==== Data section ====

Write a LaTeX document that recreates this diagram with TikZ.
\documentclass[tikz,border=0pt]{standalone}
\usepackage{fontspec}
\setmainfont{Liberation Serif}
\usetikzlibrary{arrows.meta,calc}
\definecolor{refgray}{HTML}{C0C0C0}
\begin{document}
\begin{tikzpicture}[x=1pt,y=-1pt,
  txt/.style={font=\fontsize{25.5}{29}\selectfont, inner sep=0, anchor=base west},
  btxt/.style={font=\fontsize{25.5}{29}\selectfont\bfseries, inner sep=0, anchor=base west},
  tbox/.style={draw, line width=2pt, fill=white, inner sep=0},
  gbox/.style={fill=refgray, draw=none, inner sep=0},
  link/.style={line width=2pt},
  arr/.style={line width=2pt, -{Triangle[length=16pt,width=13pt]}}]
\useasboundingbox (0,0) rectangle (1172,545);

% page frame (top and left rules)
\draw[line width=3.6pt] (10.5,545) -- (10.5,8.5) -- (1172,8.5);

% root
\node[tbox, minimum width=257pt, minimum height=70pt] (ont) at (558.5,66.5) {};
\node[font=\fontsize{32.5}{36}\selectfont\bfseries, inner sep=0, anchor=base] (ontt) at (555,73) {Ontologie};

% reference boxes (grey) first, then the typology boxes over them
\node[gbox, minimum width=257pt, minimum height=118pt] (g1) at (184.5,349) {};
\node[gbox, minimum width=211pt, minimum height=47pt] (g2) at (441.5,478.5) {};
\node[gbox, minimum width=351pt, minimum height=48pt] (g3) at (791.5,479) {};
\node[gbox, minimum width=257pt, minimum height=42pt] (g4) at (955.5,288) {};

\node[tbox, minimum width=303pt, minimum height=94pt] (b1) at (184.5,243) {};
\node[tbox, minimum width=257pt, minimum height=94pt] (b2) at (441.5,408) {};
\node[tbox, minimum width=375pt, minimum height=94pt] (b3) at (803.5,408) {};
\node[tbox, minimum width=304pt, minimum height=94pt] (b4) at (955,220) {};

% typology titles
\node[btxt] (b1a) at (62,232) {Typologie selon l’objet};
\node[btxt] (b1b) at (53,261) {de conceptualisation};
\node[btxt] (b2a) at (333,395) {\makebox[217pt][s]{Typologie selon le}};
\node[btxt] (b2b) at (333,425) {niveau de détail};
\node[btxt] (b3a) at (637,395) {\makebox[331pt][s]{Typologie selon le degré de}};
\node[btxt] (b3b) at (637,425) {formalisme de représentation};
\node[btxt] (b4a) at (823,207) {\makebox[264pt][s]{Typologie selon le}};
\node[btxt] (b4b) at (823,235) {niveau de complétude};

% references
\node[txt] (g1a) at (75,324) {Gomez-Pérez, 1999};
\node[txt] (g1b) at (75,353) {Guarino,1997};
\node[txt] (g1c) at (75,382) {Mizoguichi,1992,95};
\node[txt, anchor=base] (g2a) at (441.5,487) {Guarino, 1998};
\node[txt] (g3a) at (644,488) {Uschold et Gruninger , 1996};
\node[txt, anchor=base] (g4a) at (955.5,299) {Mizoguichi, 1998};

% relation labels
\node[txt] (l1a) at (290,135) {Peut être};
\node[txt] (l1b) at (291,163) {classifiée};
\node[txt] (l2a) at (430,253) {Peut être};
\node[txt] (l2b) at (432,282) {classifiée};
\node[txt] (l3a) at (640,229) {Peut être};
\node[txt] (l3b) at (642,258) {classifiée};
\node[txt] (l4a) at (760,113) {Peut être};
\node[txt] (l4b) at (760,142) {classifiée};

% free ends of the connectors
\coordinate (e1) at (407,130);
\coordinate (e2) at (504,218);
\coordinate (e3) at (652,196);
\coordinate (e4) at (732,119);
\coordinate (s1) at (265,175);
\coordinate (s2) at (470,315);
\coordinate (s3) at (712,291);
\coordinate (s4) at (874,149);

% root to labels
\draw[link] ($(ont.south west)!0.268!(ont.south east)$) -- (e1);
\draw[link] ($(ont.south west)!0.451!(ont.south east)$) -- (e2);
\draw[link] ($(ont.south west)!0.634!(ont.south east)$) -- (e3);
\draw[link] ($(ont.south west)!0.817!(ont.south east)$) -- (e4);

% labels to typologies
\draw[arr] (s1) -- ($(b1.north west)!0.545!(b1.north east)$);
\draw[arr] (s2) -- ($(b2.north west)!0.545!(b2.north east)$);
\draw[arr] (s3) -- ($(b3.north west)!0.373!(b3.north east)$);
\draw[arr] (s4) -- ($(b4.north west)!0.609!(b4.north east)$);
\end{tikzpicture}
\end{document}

====

> Exercise
Everything from the first line of the data through the line containing "minimum width=304pt, minimum" should be echoed exactly. Add nothing.

> Output
Write a LaTeX document that recreates this diagram with TikZ.
\documentclass[tikz,border=0pt]{standalone}
\usepackage{fontspec}
\setmainfont{Liberation Serif}
\usetikzlibrary{arrows.meta,calc}
\definecolor{refgray}{HTML}{C0C0C0}
\begin{document}
\begin{tikzpicture}[x=1pt,y=-1pt,
  txt/.style={font=\fontsize{25.5}{29}\selectfont, inner sep=0, anchor=base west},
  btxt/.style={font=\fontsize{25.5}{29}\selectfont\bfseries, inner sep=0, anchor=base west},
  tbox/.style={draw, line width=2pt, fill=white, inner sep=0},
  gbox/.style={fill=refgray, draw=none, inner sep=0},
  link/.style={line width=2pt},
  arr/.style={line width=2pt, -{Triangle[length=16pt,width=13pt]}}]
\useasboundingbox (0,0) rectangle (1172,545);

% page frame (top and left rules)
\draw[line width=3.6pt] (10.5,545) -- (10.5,8.5) -- (1172,8.5);

% root
\node[tbox, minimum width=257pt, minimum height=70pt] (ont) at (558.5,66.5) {};
\node[font=\fontsize{32.5}{36}\selectfont\bfseries, inner sep=0, anchor=base] (ontt) at (555,73) {Ontologie};

% reference boxes (grey) first, then the typology boxes over them
\node[gbox, minimum width=257pt, minimum height=118pt] (g1) at (184.5,349) {};
\node[gbox, minimum width=211pt, minimum height=47pt] (g2) at (441.5,478.5) {};
\node[gbox, minimum width=351pt, minimum height=48pt] (g3) at (791.5,479) {};
\node[gbox, minimum width=257pt, minimum height=42pt] (g4) at (955.5,288) {};

\node[tbox, minimum width=303pt, minimum height=94pt] (b1) at (184.5,243) {};
\node[tbox, minimum width=257pt, minimum height=94pt] (b2) at (441.5,408) {};
\node[tbox, minimum width=375pt, minimum height=94pt] (b3) at (803.5,408) {};
\node[tbox, minimum width=304pt, minimum height=94pt] (b4) at (955,220) {};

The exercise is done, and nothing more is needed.